■ **Written problem**: Reproduce the listing below character for character; drop every image.

■ **Source data**:
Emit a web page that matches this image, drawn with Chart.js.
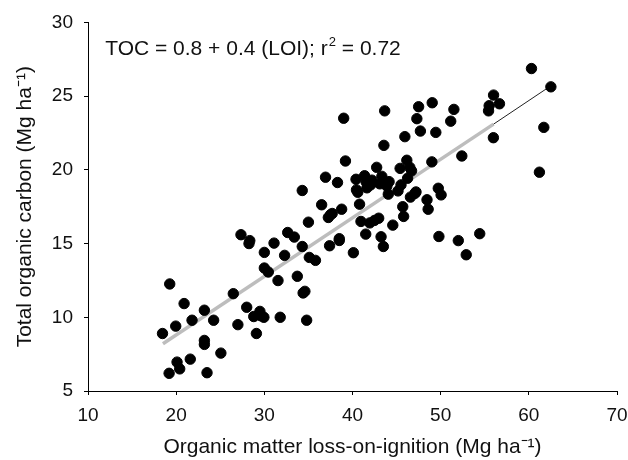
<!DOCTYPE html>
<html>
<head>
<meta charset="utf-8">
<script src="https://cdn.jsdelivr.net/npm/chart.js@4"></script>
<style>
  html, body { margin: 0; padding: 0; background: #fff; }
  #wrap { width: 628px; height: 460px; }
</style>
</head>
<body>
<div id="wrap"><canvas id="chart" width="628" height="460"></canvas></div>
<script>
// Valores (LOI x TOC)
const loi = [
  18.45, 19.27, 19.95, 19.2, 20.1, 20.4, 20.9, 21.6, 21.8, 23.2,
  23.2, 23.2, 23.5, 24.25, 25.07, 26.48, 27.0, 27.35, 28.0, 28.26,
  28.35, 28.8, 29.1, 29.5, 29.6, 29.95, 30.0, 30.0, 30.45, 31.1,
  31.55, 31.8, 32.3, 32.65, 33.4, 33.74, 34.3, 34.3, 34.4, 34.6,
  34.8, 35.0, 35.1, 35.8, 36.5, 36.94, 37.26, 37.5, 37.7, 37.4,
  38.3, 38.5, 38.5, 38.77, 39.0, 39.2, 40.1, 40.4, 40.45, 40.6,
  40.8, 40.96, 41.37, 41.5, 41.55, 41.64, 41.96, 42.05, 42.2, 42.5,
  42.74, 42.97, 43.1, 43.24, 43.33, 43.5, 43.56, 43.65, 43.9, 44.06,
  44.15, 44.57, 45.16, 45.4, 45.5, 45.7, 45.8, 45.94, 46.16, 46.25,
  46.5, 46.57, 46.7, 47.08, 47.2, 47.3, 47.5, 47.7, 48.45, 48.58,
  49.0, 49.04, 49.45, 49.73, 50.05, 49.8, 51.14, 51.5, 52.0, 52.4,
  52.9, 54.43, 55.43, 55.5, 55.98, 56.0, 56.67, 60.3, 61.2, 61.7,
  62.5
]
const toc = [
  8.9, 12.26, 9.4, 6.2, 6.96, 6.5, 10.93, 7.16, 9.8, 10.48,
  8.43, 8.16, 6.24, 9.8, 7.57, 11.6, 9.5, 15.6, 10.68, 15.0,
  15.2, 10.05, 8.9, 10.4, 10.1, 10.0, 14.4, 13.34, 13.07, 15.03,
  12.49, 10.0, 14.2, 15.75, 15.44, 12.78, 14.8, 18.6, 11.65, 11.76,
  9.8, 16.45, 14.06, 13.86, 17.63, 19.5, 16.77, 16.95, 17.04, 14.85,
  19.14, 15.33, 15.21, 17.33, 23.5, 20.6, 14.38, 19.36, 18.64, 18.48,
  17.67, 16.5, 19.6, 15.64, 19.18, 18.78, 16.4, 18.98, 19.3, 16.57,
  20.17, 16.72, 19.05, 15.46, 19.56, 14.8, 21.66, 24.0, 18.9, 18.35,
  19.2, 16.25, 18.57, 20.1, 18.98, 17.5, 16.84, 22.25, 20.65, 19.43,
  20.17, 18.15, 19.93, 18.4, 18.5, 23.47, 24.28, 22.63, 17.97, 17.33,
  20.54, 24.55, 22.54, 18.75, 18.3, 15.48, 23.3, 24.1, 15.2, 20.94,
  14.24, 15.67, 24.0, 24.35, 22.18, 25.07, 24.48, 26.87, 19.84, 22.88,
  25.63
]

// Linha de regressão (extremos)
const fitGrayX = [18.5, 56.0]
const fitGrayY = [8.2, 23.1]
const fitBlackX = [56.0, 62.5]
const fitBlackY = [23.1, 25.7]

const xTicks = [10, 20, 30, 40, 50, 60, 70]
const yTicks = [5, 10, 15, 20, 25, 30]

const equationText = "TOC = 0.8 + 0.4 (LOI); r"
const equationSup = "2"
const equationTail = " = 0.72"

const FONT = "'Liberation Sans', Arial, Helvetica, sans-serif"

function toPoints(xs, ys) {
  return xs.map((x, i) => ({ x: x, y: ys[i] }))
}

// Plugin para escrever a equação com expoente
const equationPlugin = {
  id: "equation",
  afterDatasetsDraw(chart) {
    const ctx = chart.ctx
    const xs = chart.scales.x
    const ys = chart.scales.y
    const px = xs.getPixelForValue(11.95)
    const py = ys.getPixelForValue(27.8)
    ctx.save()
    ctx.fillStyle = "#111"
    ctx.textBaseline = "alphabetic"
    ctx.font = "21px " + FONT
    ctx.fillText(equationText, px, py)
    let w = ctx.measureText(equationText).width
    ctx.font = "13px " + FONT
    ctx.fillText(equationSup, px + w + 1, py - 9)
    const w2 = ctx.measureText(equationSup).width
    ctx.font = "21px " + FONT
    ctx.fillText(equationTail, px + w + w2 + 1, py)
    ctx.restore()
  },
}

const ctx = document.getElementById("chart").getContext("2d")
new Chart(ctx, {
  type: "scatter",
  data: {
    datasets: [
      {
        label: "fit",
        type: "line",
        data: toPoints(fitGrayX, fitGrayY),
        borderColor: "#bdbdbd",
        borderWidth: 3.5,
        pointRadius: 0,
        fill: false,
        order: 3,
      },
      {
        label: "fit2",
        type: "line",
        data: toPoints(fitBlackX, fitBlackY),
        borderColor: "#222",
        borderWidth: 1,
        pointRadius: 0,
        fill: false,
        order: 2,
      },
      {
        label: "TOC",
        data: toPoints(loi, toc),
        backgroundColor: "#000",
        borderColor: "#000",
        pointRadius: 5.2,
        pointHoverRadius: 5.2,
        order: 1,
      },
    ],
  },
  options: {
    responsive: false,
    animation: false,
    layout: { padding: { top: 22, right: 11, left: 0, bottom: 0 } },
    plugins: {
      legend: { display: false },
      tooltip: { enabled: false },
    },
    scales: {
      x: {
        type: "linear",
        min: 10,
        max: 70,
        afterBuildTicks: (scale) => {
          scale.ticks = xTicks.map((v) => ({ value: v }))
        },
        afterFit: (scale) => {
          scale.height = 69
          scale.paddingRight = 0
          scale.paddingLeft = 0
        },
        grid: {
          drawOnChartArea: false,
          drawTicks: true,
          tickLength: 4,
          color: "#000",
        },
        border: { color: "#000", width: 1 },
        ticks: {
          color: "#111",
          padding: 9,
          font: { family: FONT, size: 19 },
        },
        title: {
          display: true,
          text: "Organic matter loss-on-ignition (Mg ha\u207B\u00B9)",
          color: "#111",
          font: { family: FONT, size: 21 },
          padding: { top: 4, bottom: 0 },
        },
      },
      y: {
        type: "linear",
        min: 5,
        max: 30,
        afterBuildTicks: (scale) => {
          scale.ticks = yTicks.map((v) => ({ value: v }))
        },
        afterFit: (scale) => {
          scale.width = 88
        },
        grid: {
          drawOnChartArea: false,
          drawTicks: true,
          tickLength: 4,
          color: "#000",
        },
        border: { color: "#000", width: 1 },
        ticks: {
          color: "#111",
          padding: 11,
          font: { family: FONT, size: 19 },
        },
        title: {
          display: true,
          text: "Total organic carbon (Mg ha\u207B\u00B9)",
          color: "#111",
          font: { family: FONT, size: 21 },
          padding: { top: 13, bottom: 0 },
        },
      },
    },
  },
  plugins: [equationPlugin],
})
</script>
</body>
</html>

■ **Task response**:
Emit a web page that matches this image, drawn with Chart.js.
<!DOCTYPE html>
<html>
<head>
<meta charset="utf-8">
<script src="https://cdn.jsdelivr.net/npm/chart.js@4"></script>
<style>
  html, body { margin: 0; padding: 0; background: #fff; }
  #wrap { width: 628px; height: 460px; }
</style>
</head>
<body>
<div id="wrap"><canvas id="chart" width="628" height="460"></canvas></div>
<script>
// Valores (LOI x TOC)
const loi = [
  18.45, 19.27, 19.95, 19.2, 20.1, 20.4, 20.9, 21.6, 21.8, 23.2,
  23.2, 23.2, 23.5, 24.25, 25.07, 26.48, 27.0, 27.35, 28.0, 28.26,
  28.35, 28.8, 29.1, 29.5, 29.6, 29.95, 30.0, 30.0, 30.45, 31.1,
  31.55, 31.8, 32.3, 32.65, 33.4, 33.74, 34.3, 34.3, 34.4, 34.6,
  34.8, 35.0, 35.1, 35.8, 36.5, 36.94, 37.26, 37.5, 37.7, 37.4,
  38.3, 38.5, 38.5, 38.77, 39.0, 39.2, 40.1, 40.4, 40.45, 40.6,
  40.8, 40.96, 41.37, 41.5, 41.55, 41.64, 41.96, 42.05, 42.2, 42.5,
  42.74, 42.97, 43.1, 43.24, 43.33, 43.5, 43.56, 43.65, 43.9, 44.06,
  44.15, 44.57, 45.16, 45.4, 45.5, 45.7, 45.8, 45.94, 46.16, 46.25,
  46.5, 46.57, 46.7, 47.08, 47.2, 47.3, 47.5, 47.7, 48.45, 48.58,
  49.0, 49.04, 49.45, 49.73, 50.05, 49.8, 51.14, 51.5, 52.0, 52.4,
  52.9, 54.43, 55.43, 55.5, 55.98, 56.0, 56.67, 60.3, 61.2, 61.7,
  62.5
]
const toc = [
  8.9, 12.26, 9.4, 6.2, 6.96, 6.5, 10.93, 7.16, 9.8, 10.48,
  8.43, 8.16, 6.24, 9.8, 7.57, 11.6, 9.5, 15.6, 10.68, 15.0,
  15.2, 10.05, 8.9, 10.4, 10.1, 10.0, 14.4, 13.34, 13.07, 15.03,
  12.49, 10.0, 14.2, 15.75, 15.44, 12.78, 14.8, 18.6, 11.65, 11.76,
  9.8, 16.45, 14.06, 13.86, 17.63, 19.5, 16.77, 16.95, 17.04, 14.85,
  19.14, 15.33, 15.21, 17.33, 23.5, 20.6, 14.38, 19.36, 18.64, 18.48,
  17.67, 16.5, 19.6, 15.64, 19.18, 18.78, 16.4, 18.98, 19.3, 16.57,
  20.17, 16.72, 19.05, 15.46, 19.56, 14.8, 21.66, 24.0, 18.9, 18.35,
  19.2, 16.25, 18.57, 20.1, 18.98, 17.5, 16.84, 22.25, 20.65, 19.43,
  20.17, 18.15, 19.93, 18.4, 18.5, 23.47, 24.28, 22.63, 17.97, 17.33,
  20.54, 24.55, 22.54, 18.75, 18.3, 15.48, 23.3, 24.1, 15.2, 20.94,
  14.24, 15.67, 24.0, 24.35, 22.18, 25.07, 24.48, 26.87, 19.84, 22.88,
  25.63
]

// Linha de regressão (extremos)
const fitGrayX = [18.5, 56.0]
const fitGrayY = [8.2, 23.1]
const fitBlackX = [56.0, 62.5]
const fitBlackY = [23.1, 25.7]

const xTicks = [10, 20, 30, 40, 50, 60, 70]
const yTicks = [5, 10, 15, 20, 25, 30]

const equationText = "TOC = 0.8 + 0.4 (LOI); r"
const equationSup = "2"
const equationTail = " = 0.72"

const FONT = "'Liberation Sans', Arial, Helvetica, sans-serif"

function toPoints(xs, ys) {
  return xs.map((x, i) => ({ x: x, y: ys[i] }))
}

// Plugin para escrever a equação com expoente
const equationPlugin = {
  id: "equation",
  afterDatasetsDraw(chart) {
    const ctx = chart.ctx
    const xs = chart.scales.x
    const ys = chart.scales.y
    const px = xs.getPixelForValue(11.95)
    const py = ys.getPixelForValue(27.8)
    ctx.save()
    ctx.fillStyle = "#111"
    ctx.textBaseline = "alphabetic"
    ctx.font = "21px " + FONT
    ctx.fillText(equationText, px, py)
    let w = ctx.measureText(equationText).width
    ctx.font = "13px " + FONT
    ctx.fillText(equationSup, px + w + 1, py - 9)
    const w2 = ctx.measureText(equationSup).width
    ctx.font = "21px " + FONT
    ctx.fillText(equationTail, px + w + w2 + 1, py)
    ctx.restore()
  },
}

const ctx = document.getElementById("chart").getContext("2d")
new Chart(ctx, {
  type: "scatter",
  data: {
    datasets: [
      {
        label: "fit",
        type: "line",
        data: toPoints(fitGrayX, fitGrayY),
        borderColor: "#bdbdbd",
        borderWidth: 3.5,
        pointRadius: 0,
        fill: false,
        order: 3,
      },
      {
        label: "fit2",
        type: "line",
        data: toPoints(fitBlackX, fitBlackY),
        borderColor: "#222",
        borderWidth: 1,
        pointRadius: 0,
        fill: false,
        order: 2,
      },
      {
        label: "TOC",
        data: toPoints(loi, toc),
        backgroundColor: "#000",
        borderColor: "#000",
        pointRadius: 5.2,
        pointHoverRadius: 5.2,
        order: 1,
      },
    ],
  },
  options: {
    responsive: false,
    animation: false,
    layout: { padding: { top: 22, right: 11, left: 0, bottom: 0 } },
    plugins: {
      legend: { display: false },
      tooltip: { enabled: false },
    },
    scales: {
      x: {
        type: "linear",
        min: 10,
        max: 70,
        afterBuildTicks: (scale) => {
          scale.ticks = xTicks.map((v) => ({ value: v }))
        },
        afterFit: (scale) => {
          scale.height = 69
          scale.paddingRight = 0
          scale.paddingLeft = 0
        },
        grid: {
          drawOnChartArea: false,
          drawTicks: true,
          tickLength: 4,
          color: "#000",
        },
        border: { color: "#000", width: 1 },
        ticks: {
          color: "#111",
          padding: 9,
          font: { family: FONT, size: 19 },
        },
        title: {
          display: true,
          text: "Organic matter loss-on-ignition (Mg ha\u207B\u00B9)",
          color: "#111",
          font: { family: FONT, size: 21 },
          padding: { top: 4, bottom: 0 },
        },
      },
      y: {
        type: "linear",
        min: 5,
        max: 30,
        afterBuildTicks: (scale) => {
          scale.ticks = yTicks.map((v) => ({ value: v }))
        },
        afterFit: (scale) => {
          scale.width = 88
        },
        grid: {
          drawOnChartArea: false,
          drawTicks: true,
          tickLength: 4,
          color: "#000",
        },
        border: { color: "#000", width: 1 },
        ticks: {
          color: "#111",
          padding: 11,
          font: { family: FONT, size: 19 },
        },
        title: {
          display: true,
          text: "Total organic carbon (Mg ha\u207B\u00B9)",
          color: "#111",
          font: { family: FONT, size: 21 },
          padding: { top: 13, bottom: 0 },
        },
      },
    },
  },
  plugins: [equationPlugin],
})
</script>
</body>
</html>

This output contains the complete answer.